The EU Law Enforcement Emergency Response Protocol is a multi-stakeholder tool for supporting law enforcement during cybersecurity incidents. It covers a range of disciplines from threat detection and classification to operations and analysis.
The protocol was adopted by the Council of the European Union in March, with the 2017 WannaCry and NotPetya cyber-attacks emphasized the need for coordinated and cross-border effective response when an incident occurs.
In a press release detailing the protocol, Wil van Germert, deputy executive director of operations at Europol, said: “It is of critical importance that we increase cyber preparedness in order to protect the EU and its citizens from large scale cyber-attacks.

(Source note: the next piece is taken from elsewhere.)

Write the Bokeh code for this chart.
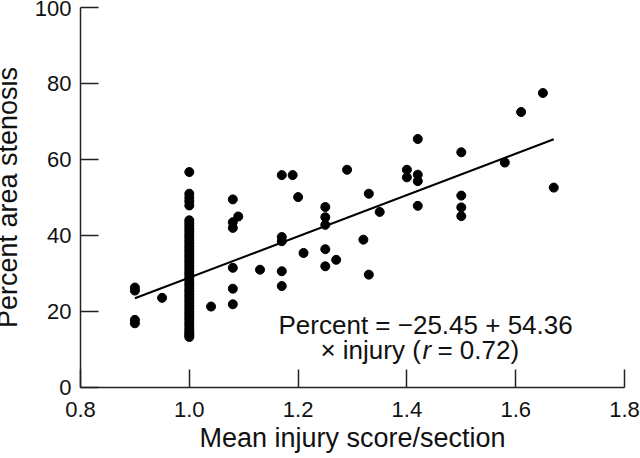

“Law enforcement plays a vital role in the emergency response to reduce the number of victims affected and to preserve the necessary evidence to bring to justice the ones who are responsible for the attack.”
Participants of the exercise included representatives of law enforcement agencies from France, Spain, Norway, and the Netherlands, alongside members of Europol, Eurojust, and ENISA – the body responsible for cybersecurity compliance across the EU.
The outcomes of CyLEEKx19 have not been disclosed.
In this year’s Internet Organized Crime Threat Assessment (IOCTA) report, Europol praised the Emergency Response protocol as providing increased investigations into the varied cyber-attacks and incidents on energy, transport, water, and health sectors.